Ave Caesar morituri te salutant...
Tenho andado, de dia para dia, para escrever algo sobre a questão daS faceS ocultaS dos últimos dias, mas a falta de tempo - e acima de tudo a falta de paciência - não mo têm permitido. E não seria ainda hoje; sucede que reparei que a João, a propósito de outro assunto, resume tudo numa frase dirigida aos nossos esforçados media: "Ao menos esperem pela autópsia antes de potenciarem suspeitas que, até ver, são perfeitamente infundadas e constituem, de facto, um atentado à saúde pública". A frase vinha a propósito da gripe A e da actuação dos media, mas serve como uma luva - é aliás a frase perfeita - para caracterizar a forma como os media têm tratado o caso Face Oculta.

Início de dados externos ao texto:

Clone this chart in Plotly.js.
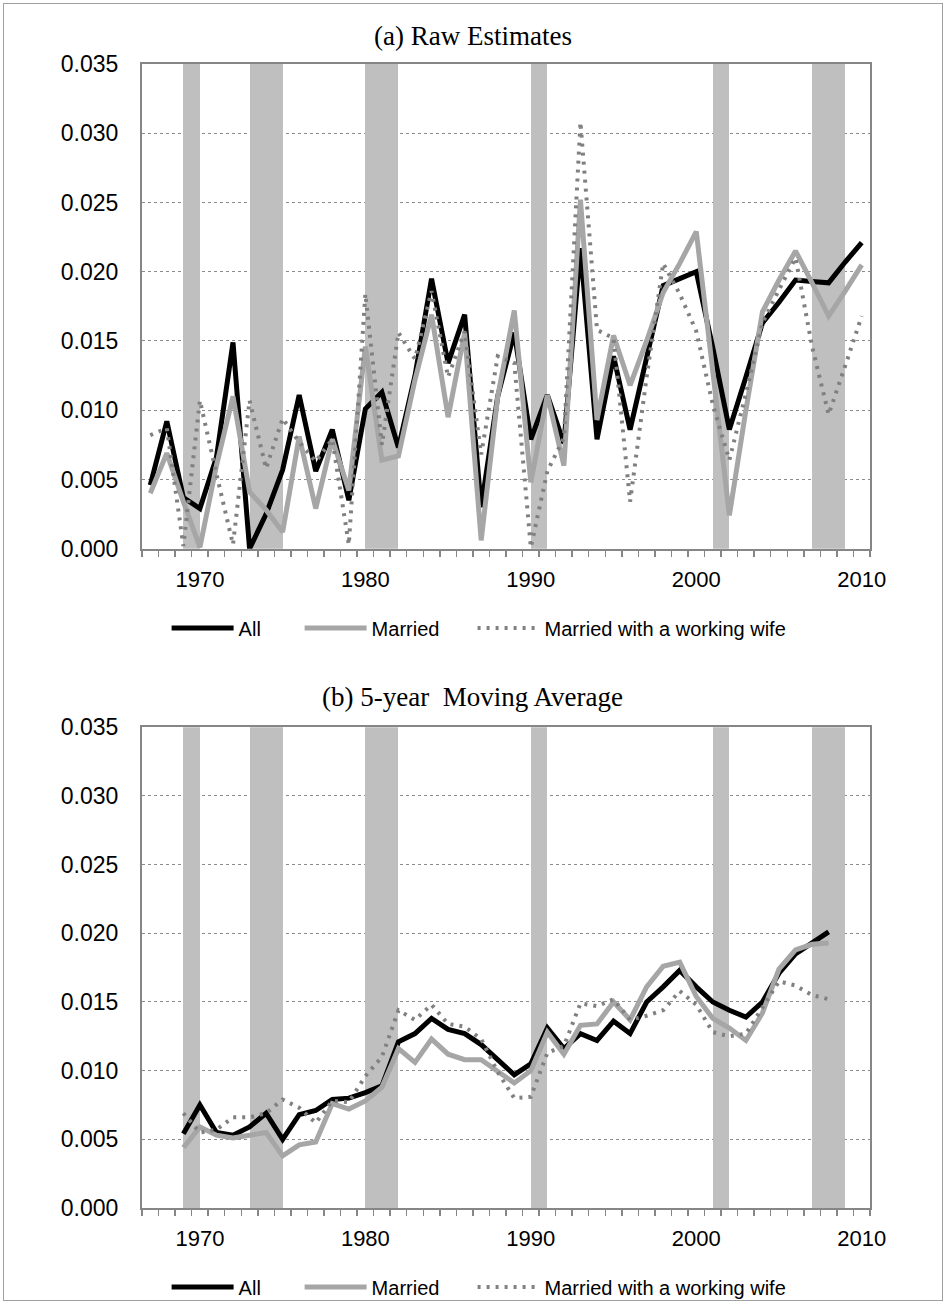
<!DOCTYPE html>
<html><head><meta charset="utf-8">
<script src="https://cdn.plot.ly/plotly-3.0.1.min.js"></script>
<style>
html,body{margin:0;padding:0;background:#fff;}
#chart{width:946px;height:1303px;}
#frame{position:absolute;left:3px;top:3px;width:938px;height:1296px;border:1px solid #a0a0a0;pointer-events:none;}
</style>
</head><body>
<div id="chart"></div><div id="frame"></div>
<script>
// ---------- data ----------
const years = [1967,1968,1969,1970,1971,1972,1973,1974,1975,1976,1977,1978,1979,1980,1981,1982,1983,1984,1985,1986,1987,1988,1989,1990,1991,1992,1993,1994,1995,1996,1997,1998,1999,2000,2001,2002,2003,2004,2005,2006,2007,2008,2009,2010];
const rawAll = [0.0046,0.0092,0.0037,0.0029,0.0066,0.0149,0.0000,0.0025,0.0057,0.0111,0.0056,0.0086,0.0035,0.0101,0.0113,0.0073,0.0125,0.0195,0.0134,0.0169,0.0030,0.0110,0.0156,0.0079,0.0111,0.0076,0.0217,0.0079,0.0139,0.0086,0.0138,0.0190,0.0195,0.0200,0.0145,0.0086,0.0124,0.0163,0.0178,0.0194,0.0193,0.0192,0.0207,0.0221];
const rawMarried = [0.0040,0.0069,0.0034,0.0001,0.0060,0.0110,0.0041,0.0028,0.0012,0.0081,0.0029,0.0079,0.0042,0.0146,0.0064,0.0067,0.0122,0.0169,0.0095,0.0156,0.0006,0.0110,0.0172,0.0048,0.0111,0.0060,0.0252,0.0093,0.0154,0.0118,0.0150,0.0185,0.0206,0.0229,0.0128,0.0024,0.0100,0.0171,0.0194,0.0215,0.0192,0.0168,0.0186,0.0205];
const rawWorkingWife = [0.0082,0.0087,0.0002,0.0107,0.0054,0.0003,0.0107,0.0058,0.0094,0.0077,0.0063,0.0079,0.0003,0.0184,0.0075,0.0156,0.0137,0.0186,0.0124,0.0157,0.0068,0.0139,0.0134,0.0001,0.0056,0.0080,0.0308,0.0158,0.0152,0.0034,0.0124,0.0206,0.0184,0.0157,0.0104,0.0064,0.0112,0.0163,0.0187,0.0210,0.0146,0.0097,0.0132,0.0168];

const maYears = [1969,1970,1971,1972,1973,1974,1975,1976,1977,1978,1979,1980,1981,1982,1983,1984,1985,1986,1987,1988,1989,1990,1991,1992,1993,1994,1995,1996,1997,1998,1999,2000,2001,2002,2003,2004,2005,2006,2007,2008];
const maAll = [0.0054,0.0075,0.0055,0.0053,0.0059,0.0069,0.0050,0.0068,0.0071,0.0079,0.0080,0.0084,0.0089,0.0121,0.0127,0.0138,0.0130,0.0127,0.0119,0.0108,0.0097,0.0105,0.0131,0.0116,0.0127,0.0122,0.0136,0.0127,0.0150,0.0161,0.0173,0.0161,0.0150,0.0144,0.0139,0.0150,0.0171,0.0185,0.0193,0.0201];
const maMarried = [0.0044,0.0059,0.0053,0.0051,0.0053,0.0055,0.0038,0.0046,0.0048,0.0076,0.0072,0.0078,0.0088,0.0116,0.0106,0.0123,0.0112,0.0108,0.0108,0.0099,0.0091,0.0100,0.0128,0.0112,0.0133,0.0134,0.0150,0.0137,0.0161,0.0176,0.0179,0.0154,0.0138,0.0131,0.0122,0.0142,0.0174,0.0188,0.0192,0.0193];
const maWorkingWife = [0.0069,0.0055,0.0057,0.0066,0.0066,0.0069,0.0079,0.0073,0.0062,0.0078,0.0077,0.0096,0.0110,0.0144,0.0137,0.0148,0.0134,0.0132,0.0123,0.0099,0.0080,0.0081,0.0113,0.0118,0.0149,0.0147,0.0152,0.0137,0.0140,0.0144,0.0158,0.0148,0.0128,0.0125,0.0127,0.0146,0.0165,0.0162,0.0155,0.0152];

const recessionStart = [1969,1973,1980,1990,2001,2007];
const recessionEnd   = [1970,1975,1982,1991,2002,2009];

const seriesNames = ['All','Married','Married with a working wife'];
const xTickVals = [1970,1980,1990,2000,2010];
const yTop = 0.035;

// ---------- styles ----------
const lineStyles = [
  {color:'#000000', width:5},
  {color:'#a6a6a6', width:5},
  {color:'#808080', width:4, dash:'3px,6px'}
];
const sans = 'Liberation Sans, Arial, sans-serif';
const serif = 'Liberation Serif, Times New Roman, serif';
const legendX = [0.0338, 0.2165, 0.4541];
const topLegendNames = ['legend','legend2','legend3'];
const botLegendNames = ['legend4','legend5','legend6'];

function bandTrace(xa, ya){
  return {
    type:'bar', xaxis:xa, yaxis:ya,
    x: recessionStart.map((s,i)=>(s+recessionEnd[i])/2),
    width: recessionStart.map((s,i)=>recessionEnd[i]-s),
    y: recessionStart.map(()=>yTop),
    marker:{color:'#bfbfbf', line:{width:0}},
    showlegend:false, hoverinfo:'skip'
  };
}
function lineTraces(xs, ysList, xa, ya, legs){
  return ysList.map((ys,i)=>({
    type:'scatter', mode:'lines', xaxis:xa, yaxis:ya, legend:legs[i],
    x: xs, y: ys, name: seriesNames[i],
    line: Object.assign({shape:'linear'}, lineStyles[i])
  }));
}

const data = [
  bandTrace('x','y'),
  ...lineTraces(years,[rawAll,rawMarried,rawWorkingWife],'x','y',topLegendNames),
  bandTrace('x2','y2'),
  ...lineTraces(maYears,[maAll,maMarried,maWorkingWife],'x2','y2',botLegendNames)
];

function xAxis(anchor){
  return {
    anchor: anchor, range:[1966.5,2010.5], fixedrange:true,
    tickmode:'array', tickvals:xTickVals, ticktext:xTickVals.map(String),
    ticks:'outside', ticklen:10, tickcolor:'rgba(0,0,0,0)',
    tickfont:{family:sans, size:22, color:'#000'},
    showgrid:false, zeroline:false,
    showline:true, linecolor:'#868686', linewidth:2, mirror:true,
    minor:{tickmode:'linear', tick0:1966.5, dtick:1, ticks:'outside', ticklen:6, tickcolor:'#868686', tickwidth:1.5, showgrid:false}
  };
}
function yAxis(anchor, domain){
  return {
    anchor: anchor, domain: domain, range:[0,yTop], fixedrange:true,
    tickmode:'linear', tick0:0, dtick:0.005, tickformat:'.3f',
    ticks:'outside', ticklen:17, tickcolor:'rgba(0,0,0,0)',
    tickfont:{family:sans, size:23, color:'#000'},
    showgrid:true, gridcolor:'#8c8c8c', gridwidth:1, griddash:'dot',
    zeroline:false,
    showline:true, linecolor:'#868686', linewidth:2, mirror:true
  };
}

const legendBase = {
  orientation:'h', xanchor:'left', yanchor:'middle',
  font:{family:sans, size:20, color:'#000'},
  bgcolor:'rgba(0,0,0,0)', itemwidth:62
};

const layout = {
  width:946, height:1303,
  margin:{l:142, r:76, t:64, b:95, autoexpand:false},
  paper_bgcolor:'#ffffff', plot_bgcolor:'#ffffff',
  barmode:'overlay', bargap:0,
  title:{text:'(a) Raw Estimates', font:{family:serif, size:27, color:'#000'}, xref:'container', x:0.5, xanchor:'center', yref:'container', y:0.9724, yanchor:'middle'},
  xaxis: xAxis('y'),
  yaxis: yAxis('x',[0.5763,1]),
  xaxis2: xAxis('y2'),
  yaxis2: yAxis('x2',[0,0.4202]),
  annotations:[
    {text:'(b) 5-year  Moving Average', xref:'paper', yref:'paper', x:0.4533, y:0.4467, xanchor:'center', yanchor:'middle', showarrow:false, font:{family:serif, size:27, color:'#000'}}
  ],
  showlegend:true
};
topLegendNames.forEach((n,i)=>{ layout[n] = Object.assign({}, legendBase, {x:legendX[i], y:0.507}); });
botLegendNames.forEach((n,i)=>{ layout[n] = Object.assign({}, legendBase, {x:legendX[i], y:-0.069}); });

Plotly.newPlot('chart', data, layout, {displayModeBar:false, staticPlot:true});
</script>
</body></html>
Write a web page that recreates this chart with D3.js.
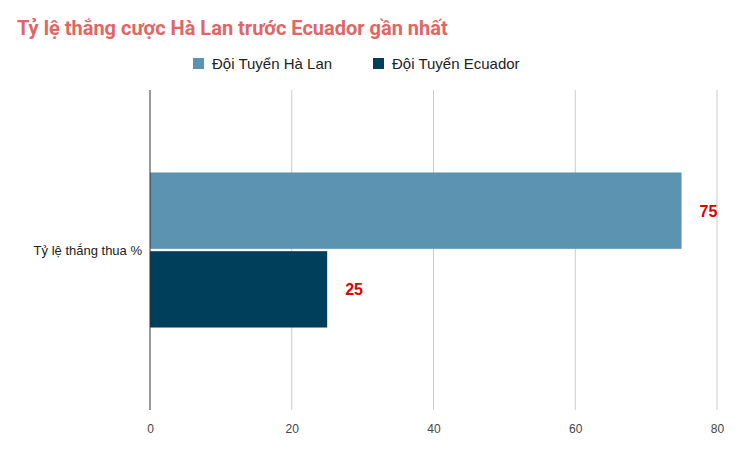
<!DOCTYPE html>
<html><head><meta charset="utf-8">
<script src="https://cdn.jsdelivr.net/npm/d3@7"></script>
<style>body{margin:0;background:#fff;font-family:Arial,"Liberation Sans",sans-serif}</style>
</head><body><svg id="c" width="746" height="457"></svg>
<script>
const categories = ["Tỷ lệ thắng thua %"];
const seriesNames = ["Đội Tuyển Hà Lan", "Đội Tuyển Ecuador"];
const seriesValues = [[75], [25]];
const seriesColors = ["#5b93b1", "#003f5c"];
const xTicks = [0, 20, 40, 60, 80];
const title = "Tỷ lệ thắng cược Hà Lan trước Ecuador gần nhất";

const svg = d3.select("#c");
const F = "Arial,'Liberation Sans',sans-serif";
svg.append("text").attr("x", 17).attr("y", 35).attr("font-size", 20).attr("font-weight", "bold")
  .attr("font-family", "Roboto,Arial,sans-serif").attr("fill", "#e06666").text(title);

const x = d3.scaleLinear().domain([0, 80]).range([150, 717]);
const y = d3.scaleBand().domain(categories).range([90, 410]).paddingInner(0).paddingOuter(0.532);
const y1 = d3.scaleBand().domain(seriesNames).range([0, y.bandwidth()]).paddingInner(0.03);

const gx = svg.append("g").attr("transform", "translate(0,410)")
  .call(d3.axisBottom(x).tickValues(xTicks).tickSize(0).tickPadding(14));
gx.select(".domain").remove();
gx.selectAll("text").attr("font-size", 12).attr("fill", "#444").attr("font-family", F);
svg.append("g").selectAll("line").data(xTicks.filter(d => d > 0)).join("line")
  .attr("x1", d => x(d)).attr("x2", d => x(d)).attr("y1", 90).attr("y2", 410).attr("stroke", "#ccc");

categories.forEach((c, ci) => {
  seriesNames.forEach((s, si) => {
    const v = seriesValues[si][ci];
    const yy = y(c) + y1(s);
    svg.append("rect").attr("x", x(0)).attr("y", yy).attr("width", x(v) - x(0))
      .attr("height", y1.bandwidth()).attr("fill", seriesColors[si]);
    svg.append("text").attr("x", x(v) + 18).attr("y", yy + y1.bandwidth() / 2 + 6)
      .attr("font-size", 16).attr("font-weight", "bold").attr("font-family", F).attr("fill", "#e00000").text(v);
  });
  svg.append("text").attr("x", 142).attr("y", y(c) + y.bandwidth() / 2 + 5).attr("text-anchor", "end")
    .attr("font-size", 13).attr("font-family", F).attr("fill", "#222").text(c);
});
svg.append("line").attr("x1", x(0)).attr("x2", x(0)).attr("y1", 90).attr("y2", 410).attr("stroke", "#333");

const leg = [[193, 212], [373, 392]];
seriesNames.forEach((s, i) => {
  svg.append("rect").attr("x", leg[i][0]).attr("y", 58).attr("width", 11).attr("height", 11).attr("fill", seriesColors[i]);
  svg.append("text").attr("x", leg[i][1]).attr("y", 69).attr("font-size", 15).attr("font-family", F).attr("fill", "#222").text(s);
});
</script></body></html>
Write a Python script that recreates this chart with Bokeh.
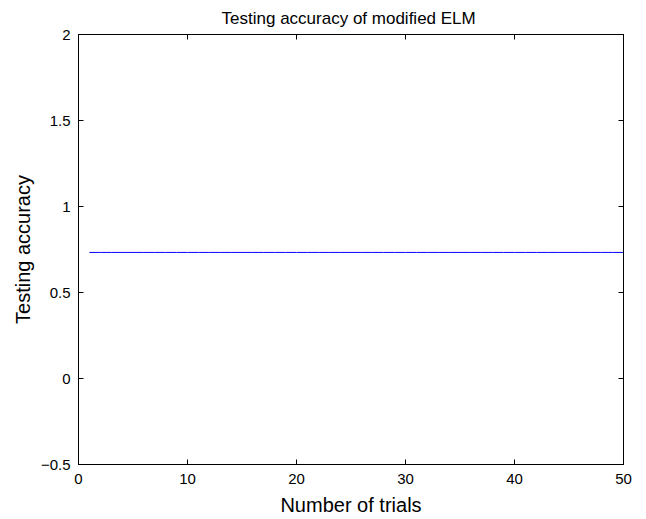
from bokeh.plotting import figure
from bokeh.models import LinearAxis, FixedTicker, Range1d, Title
from bokeh.embed import file_html
from bokeh.resources import INLINE

# data
trials = list(range(1, 51))
accuracy = [0.733] * 50
x_ticks = [0, 10, 20, 30, 40, 50]
y_ticks = [-0.5, 0, 0.5, 1, 1.5, 2]
y_tick_labels = {-0.5: "\u22120.5", 0: "0", 0.5: "0.5", 1: "1", 1.5: "1.5", 2: "2"}

FONT = "Liberation Sans"

p = figure(width=646, height=519, output_backend="svg", toolbar_location=None,
           x_range=Range1d(0, 50), y_range=Range1d(-0.5, 2),
           min_border_left=78, min_border_right=23, min_border_top=34, min_border_bottom=55,
           x_axis_location=None, y_axis_location=None)
p.title = None
p.grid.visible = False
p.outline_line_color = "black"
p.outline_line_width = 1
p.background_fill_color = "white"
p.border_fill_color = "white"

p.line(trials, accuracy, line_color="#0000ff", line_width=1)

def style(ax, labels=True):
    ax.axis_line_color = "black"
    ax.axis_line_width = 1
    ax.major_tick_in = 5
    ax.major_tick_out = 0
    ax.minor_tick_line_color = None
    ax.major_tick_line_color = "black"
    ax.major_label_text_font = FONT
    ax.major_label_text_font_size = "15px"
    ax.major_label_text_color = "black"
    ax.axis_label_text_font = FONT
    ax.axis_label_text_font_size = "20px"
    ax.axis_label_text_font_style = "normal"
    ax.axis_label_text_color = "black"
    if not labels:
        ax.major_label_text_font_size = "0px"
        ax.major_label_text_color = None

xb = LinearAxis(ticker=FixedTicker(ticks=x_ticks), axis_label="Number of trials")
style(xb)
xb.major_label_standoff = 9
xb.axis_label_standoff = 7
p.add_layout(xb, "below")

yl = LinearAxis(ticker=FixedTicker(ticks=y_ticks), axis_label="Testing accuracy",
                major_label_overrides=y_tick_labels)
style(yl)
yl.major_label_standoff = 8
yl.axis_label_standoff = 4
p.add_layout(yl, "left")

xt = LinearAxis(ticker=FixedTicker(ticks=x_ticks))
style(xt, labels=False)
p.add_layout(xt, "above")

yr = LinearAxis(ticker=FixedTicker(ticks=y_ticks))
style(yr, labels=False)
p.add_layout(yr, "right")

t = Title(text="Testing accuracy of  modified ELM", align="center",
          text_font=FONT, text_font_size="17px", text_font_style="normal",
          text_color="black", standoff=13)
p.add_layout(t, "above")

open("out.html", "w").write(file_html(p, INLINE))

Quanto ao Segredo de Justiça, continua como dantes. Tudo como sempre, aliás:
" (...) foi uma torrente contínua de violação ao segredo de Justiça: antes de Leonor Beleza ter sido notificada da acusação, esta foi publicada integralmente em todos os jornais; a LUSA difundiu-a pelos meios de comunicação social, as rádios e as televisões divulgaram-na perante os portugueses. (...) Na tarde em que Leonor Beleza foi pronunciada, à porta do Tribunal, (...) foi chamada de "assassina", foi impedida de dizer uma palavra em sua defesa e só não foi agredida porque advogados e jornalistas a protegeram a todo o custo (...) " - Proença de Carvalho, artigo publicado no "Público", 4 de Novembro de 1996;
"É público e notório que o segredo de Justiça tem sido abertamente violado (...) Não uma mas muitas vezes" - António Ribeiro Ferreira, DN, 4 de Novembro de 1996.
Há remédio? Não, não há. Actualmente, é permitido aos media, cantando e rindo e gozando, fazer o inaudito: violar o segredo de justiça e fazer disso notícia - uma espécie de dois em um: é notícia a notícia e é notícia o facto de a notícia ser notícia.
E assim, temos a justiça transformada numa espécie de abertura snuff (na acepção fílmica) de telejornais. É claro que a justiça (não merece maiúscula) é a principal responsável - as fotocopiadoras não têm perninhas nem vontade própria. Neste caso, então, é gritante a forma como o actual estado de coisas é pacifico. Arrasadoramente pacífico. Neste caso, houvesse vontade, as fontes seriam facilmente descobertas, que o processo - pelo menos a parte daquelas escutas - ainda não chegou às partes e às suas largas costas.
Mas não, mais vale assumir - logo à cabeça - a impossibilidade da coisa. Aliás, este país está cheio de finais impossíveis, tanto que até o facto de ser um país parece uma impossibilidade, um claro erro de casting. A relação entre a justiça e os media, se podia resultar em algo saudável - particularmente para a primeira, caso resolvesse adaptar a linguagem -, surge como uma relação de cumplicidade criminosa.
Tudo como que num circo de feras, gladiadores, césares. Tudo a fervilhar, como que numa sopa esquecida ao sol. Até ao dia em que aquilo que só acontece aos outros nos aconteça a nós. Parece restar-nos - parece ser mesmo essencial - que nos aconteça a nós sermos os violados pelo segredo de justiça (sim, que a expressão, ironicamente, ganhou esta carga). Talvez nesse dia desça uma luz.